_Given request_
Give the data below again exactly as written, without its pictures.

** Begin **

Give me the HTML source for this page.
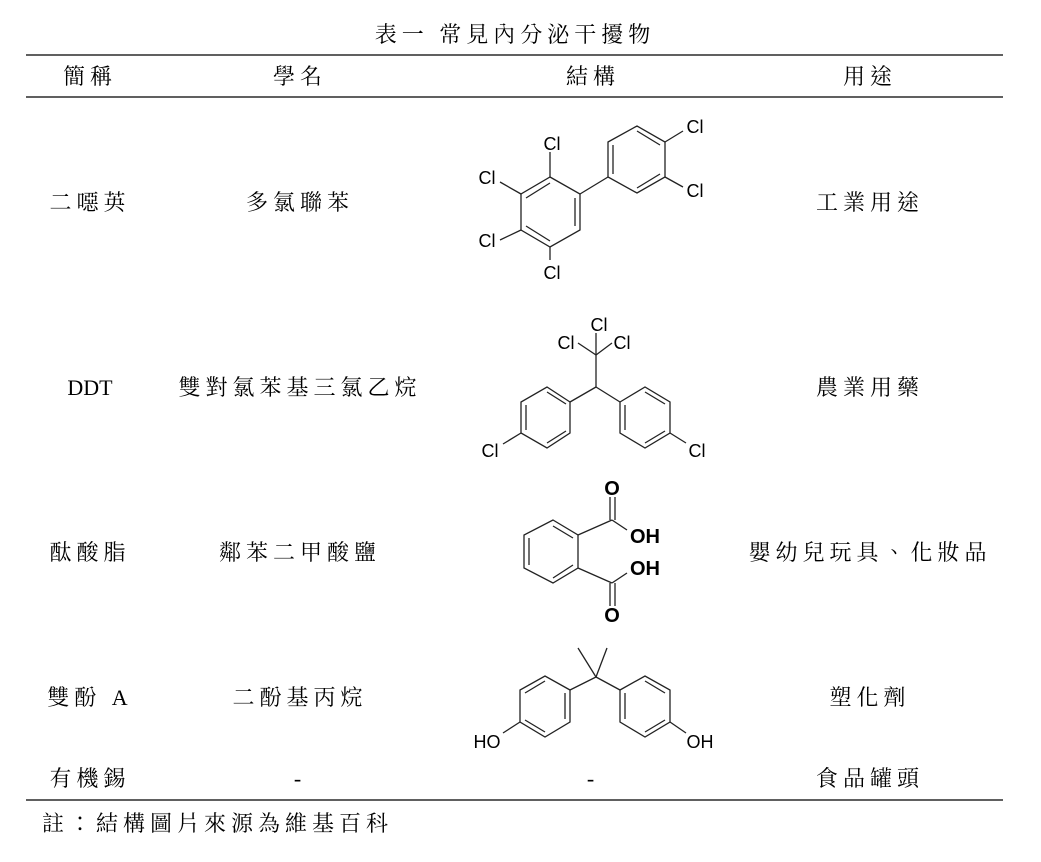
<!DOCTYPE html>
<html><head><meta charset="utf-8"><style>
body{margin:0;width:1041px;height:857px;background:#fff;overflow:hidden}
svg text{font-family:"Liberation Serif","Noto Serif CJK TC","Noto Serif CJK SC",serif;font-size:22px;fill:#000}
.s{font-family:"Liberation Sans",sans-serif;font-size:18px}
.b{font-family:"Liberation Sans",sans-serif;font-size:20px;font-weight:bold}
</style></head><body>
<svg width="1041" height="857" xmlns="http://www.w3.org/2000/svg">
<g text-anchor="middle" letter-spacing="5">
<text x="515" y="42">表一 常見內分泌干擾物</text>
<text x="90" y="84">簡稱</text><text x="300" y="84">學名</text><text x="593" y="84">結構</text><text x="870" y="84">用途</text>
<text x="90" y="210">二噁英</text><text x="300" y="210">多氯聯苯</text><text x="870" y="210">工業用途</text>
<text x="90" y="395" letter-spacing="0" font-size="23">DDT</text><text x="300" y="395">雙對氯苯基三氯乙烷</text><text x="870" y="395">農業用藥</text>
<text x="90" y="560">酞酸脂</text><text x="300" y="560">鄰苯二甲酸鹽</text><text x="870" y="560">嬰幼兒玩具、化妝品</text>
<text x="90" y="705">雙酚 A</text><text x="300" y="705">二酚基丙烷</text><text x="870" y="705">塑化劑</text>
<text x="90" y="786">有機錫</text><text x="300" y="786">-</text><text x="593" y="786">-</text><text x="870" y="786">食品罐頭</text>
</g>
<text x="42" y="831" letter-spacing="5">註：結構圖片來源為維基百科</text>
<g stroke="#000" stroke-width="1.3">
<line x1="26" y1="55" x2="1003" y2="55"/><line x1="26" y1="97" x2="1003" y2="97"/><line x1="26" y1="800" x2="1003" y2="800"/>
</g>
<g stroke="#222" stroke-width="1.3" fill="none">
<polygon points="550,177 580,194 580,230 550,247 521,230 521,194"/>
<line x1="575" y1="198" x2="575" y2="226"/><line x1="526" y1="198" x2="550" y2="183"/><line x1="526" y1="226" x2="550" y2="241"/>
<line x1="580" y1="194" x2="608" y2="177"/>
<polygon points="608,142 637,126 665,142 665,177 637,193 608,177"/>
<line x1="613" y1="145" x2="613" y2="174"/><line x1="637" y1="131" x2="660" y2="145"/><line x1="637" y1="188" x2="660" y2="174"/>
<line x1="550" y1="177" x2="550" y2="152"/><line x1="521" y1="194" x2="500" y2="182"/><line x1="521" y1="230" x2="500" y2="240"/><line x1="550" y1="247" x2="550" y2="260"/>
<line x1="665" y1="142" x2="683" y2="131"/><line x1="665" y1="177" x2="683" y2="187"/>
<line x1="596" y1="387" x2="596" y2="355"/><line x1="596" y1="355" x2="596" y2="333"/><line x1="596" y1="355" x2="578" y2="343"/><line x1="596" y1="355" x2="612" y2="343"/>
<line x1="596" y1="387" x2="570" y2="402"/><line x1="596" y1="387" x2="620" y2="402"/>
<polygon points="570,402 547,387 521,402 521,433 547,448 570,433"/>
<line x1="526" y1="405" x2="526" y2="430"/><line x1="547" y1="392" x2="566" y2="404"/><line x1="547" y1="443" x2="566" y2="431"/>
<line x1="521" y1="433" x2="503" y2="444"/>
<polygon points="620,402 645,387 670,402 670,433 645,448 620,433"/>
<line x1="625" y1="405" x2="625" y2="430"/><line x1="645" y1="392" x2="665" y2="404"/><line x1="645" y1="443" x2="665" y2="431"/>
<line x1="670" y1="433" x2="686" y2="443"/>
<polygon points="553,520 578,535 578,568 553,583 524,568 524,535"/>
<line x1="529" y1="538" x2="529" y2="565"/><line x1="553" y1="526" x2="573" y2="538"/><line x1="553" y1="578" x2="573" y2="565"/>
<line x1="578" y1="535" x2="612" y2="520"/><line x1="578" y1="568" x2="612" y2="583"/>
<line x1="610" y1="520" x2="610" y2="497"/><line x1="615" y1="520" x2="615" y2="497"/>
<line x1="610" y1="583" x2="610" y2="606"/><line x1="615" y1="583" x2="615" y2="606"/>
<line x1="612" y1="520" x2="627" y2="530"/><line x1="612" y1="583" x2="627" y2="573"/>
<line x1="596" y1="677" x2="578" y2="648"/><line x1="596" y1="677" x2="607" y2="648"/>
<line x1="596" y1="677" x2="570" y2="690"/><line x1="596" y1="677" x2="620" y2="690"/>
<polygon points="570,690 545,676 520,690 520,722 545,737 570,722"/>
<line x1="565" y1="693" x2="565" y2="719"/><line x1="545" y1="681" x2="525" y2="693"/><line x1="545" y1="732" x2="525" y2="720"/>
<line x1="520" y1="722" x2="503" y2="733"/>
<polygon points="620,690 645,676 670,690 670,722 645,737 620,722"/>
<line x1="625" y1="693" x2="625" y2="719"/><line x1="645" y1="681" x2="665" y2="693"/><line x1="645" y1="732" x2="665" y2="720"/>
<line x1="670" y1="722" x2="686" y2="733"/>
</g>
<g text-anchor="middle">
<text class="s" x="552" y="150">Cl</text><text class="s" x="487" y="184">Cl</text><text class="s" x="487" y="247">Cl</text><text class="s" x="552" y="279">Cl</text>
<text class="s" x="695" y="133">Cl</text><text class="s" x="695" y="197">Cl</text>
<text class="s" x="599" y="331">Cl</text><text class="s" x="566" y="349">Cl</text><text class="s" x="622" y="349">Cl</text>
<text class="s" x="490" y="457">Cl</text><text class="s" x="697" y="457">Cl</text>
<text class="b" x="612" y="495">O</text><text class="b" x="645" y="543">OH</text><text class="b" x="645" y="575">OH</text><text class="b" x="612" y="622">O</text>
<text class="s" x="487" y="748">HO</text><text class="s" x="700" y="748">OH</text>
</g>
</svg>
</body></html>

** End **

_Task response_
Give me the HTML source for this page.
<!DOCTYPE html>
<html><head><meta charset="utf-8"><style>
body{margin:0;width:1041px;height:857px;background:#fff;overflow:hidden}
svg text{font-family:"Liberation Serif","Noto Serif CJK TC","Noto Serif CJK SC",serif;font-size:22px;fill:#000}
.s{font-family:"Liberation Sans",sans-serif;font-size:18px}
.b{font-family:"Liberation Sans",sans-serif;font-size:20px;font-weight:bold}
</style></head><body>
<svg width="1041" height="857" xmlns="http://www.w3.org/2000/svg">
<g text-anchor="middle" letter-spacing="5">
<text x="515" y="42">表一 常見內分泌干擾物</text>
<text x="90" y="84">簡稱</text><text x="300" y="84">學名</text><text x="593" y="84">結構</text><text x="870" y="84">用途</text>
<text x="90" y="210">二噁英</text><text x="300" y="210">多氯聯苯</text><text x="870" y="210">工業用途</text>
<text x="90" y="395" letter-spacing="0" font-size="23">DDT</text><text x="300" y="395">雙對氯苯基三氯乙烷</text><text x="870" y="395">農業用藥</text>
<text x="90" y="560">酞酸脂</text><text x="300" y="560">鄰苯二甲酸鹽</text><text x="870" y="560">嬰幼兒玩具、化妝品</text>
<text x="90" y="705">雙酚 A</text><text x="300" y="705">二酚基丙烷</text><text x="870" y="705">塑化劑</text>
<text x="90" y="786">有機錫</text><text x="300" y="786">-</text><text x="593" y="786">-</text><text x="870" y="786">食品罐頭</text>
</g>
<text x="42" y="831" letter-spacing="5">註：結構圖片來源為維基百科</text>
<g stroke="#000" stroke-width="1.3">
<line x1="26" y1="55" x2="1003" y2="55"/><line x1="26" y1="97" x2="1003" y2="97"/><line x1="26" y1="800" x2="1003" y2="800"/>
</g>
<g stroke="#222" stroke-width="1.3" fill="none">
<polygon points="550,177 580,194 580,230 550,247 521,230 521,194"/>
<line x1="575" y1="198" x2="575" y2="226"/><line x1="526" y1="198" x2="550" y2="183"/><line x1="526" y1="226" x2="550" y2="241"/>
<line x1="580" y1="194" x2="608" y2="177"/>
<polygon points="608,142 637,126 665,142 665,177 637,193 608,177"/>
<line x1="613" y1="145" x2="613" y2="174"/><line x1="637" y1="131" x2="660" y2="145"/><line x1="637" y1="188" x2="660" y2="174"/>
<line x1="550" y1="177" x2="550" y2="152"/><line x1="521" y1="194" x2="500" y2="182"/><line x1="521" y1="230" x2="500" y2="240"/><line x1="550" y1="247" x2="550" y2="260"/>
<line x1="665" y1="142" x2="683" y2="131"/><line x1="665" y1="177" x2="683" y2="187"/>
<line x1="596" y1="387" x2="596" y2="355"/><line x1="596" y1="355" x2="596" y2="333"/><line x1="596" y1="355" x2="578" y2="343"/><line x1="596" y1="355" x2="612" y2="343"/>
<line x1="596" y1="387" x2="570" y2="402"/><line x1="596" y1="387" x2="620" y2="402"/>
<polygon points="570,402 547,387 521,402 521,433 547,448 570,433"/>
<line x1="526" y1="405" x2="526" y2="430"/><line x1="547" y1="392" x2="566" y2="404"/><line x1="547" y1="443" x2="566" y2="431"/>
<line x1="521" y1="433" x2="503" y2="444"/>
<polygon points="620,402 645,387 670,402 670,433 645,448 620,433"/>
<line x1="625" y1="405" x2="625" y2="430"/><line x1="645" y1="392" x2="665" y2="404"/><line x1="645" y1="443" x2="665" y2="431"/>
<line x1="670" y1="433" x2="686" y2="443"/>
<polygon points="553,520 578,535 578,568 553,583 524,568 524,535"/>
<line x1="529" y1="538" x2="529" y2="565"/><line x1="553" y1="526" x2="573" y2="538"/><line x1="553" y1="578" x2="573" y2="565"/>
<line x1="578" y1="535" x2="612" y2="520"/><line x1="578" y1="568" x2="612" y2="583"/>
<line x1="610" y1="520" x2="610" y2="497"/><line x1="615" y1="520" x2="615" y2="497"/>
<line x1="610" y1="583" x2="610" y2="606"/><line x1="615" y1="583" x2="615" y2="606"/>
<line x1="612" y1="520" x2="627" y2="530"/><line x1="612" y1="583" x2="627" y2="573"/>
<line x1="596" y1="677" x2="578" y2="648"/><line x1="596" y1="677" x2="607" y2="648"/>
<line x1="596" y1="677" x2="570" y2="690"/><line x1="596" y1="677" x2="620" y2="690"/>
<polygon points="570,690 545,676 520,690 520,722 545,737 570,722"/>
<line x1="565" y1="693" x2="565" y2="719"/><line x1="545" y1="681" x2="525" y2="693"/><line x1="545" y1="732" x2="525" y2="720"/>
<line x1="520" y1="722" x2="503" y2="733"/>
<polygon points="620,690 645,676 670,690 670,722 645,737 620,722"/>
<line x1="625" y1="693" x2="625" y2="719"/><line x1="645" y1="681" x2="665" y2="693"/><line x1="645" y1="732" x2="665" y2="720"/>
<line x1="670" y1="722" x2="686" y2="733"/>
</g>
<g text-anchor="middle">
<text class="s" x="552" y="150">Cl</text><text class="s" x="487" y="184">Cl</text><text class="s" x="487" y="247">Cl</text><text class="s" x="552" y="279">Cl</text>
<text class="s" x="695" y="133">Cl</text><text class="s" x="695" y="197">Cl</text>
<text class="s" x="599" y="331">Cl</text><text class="s" x="566" y="349">Cl</text><text class="s" x="622" y="349">Cl</text>
<text class="s" x="490" y="457">Cl</text><text class="s" x="697" y="457">Cl</text>
<text class="b" x="612" y="495">O</text><text class="b" x="645" y="543">OH</text><text class="b" x="645" y="575">OH</text><text class="b" x="612" y="622">O</text>
<text class="s" x="487" y="748">HO</text><text class="s" x="700" y="748">OH</text>
</g>
</svg>
</body></html>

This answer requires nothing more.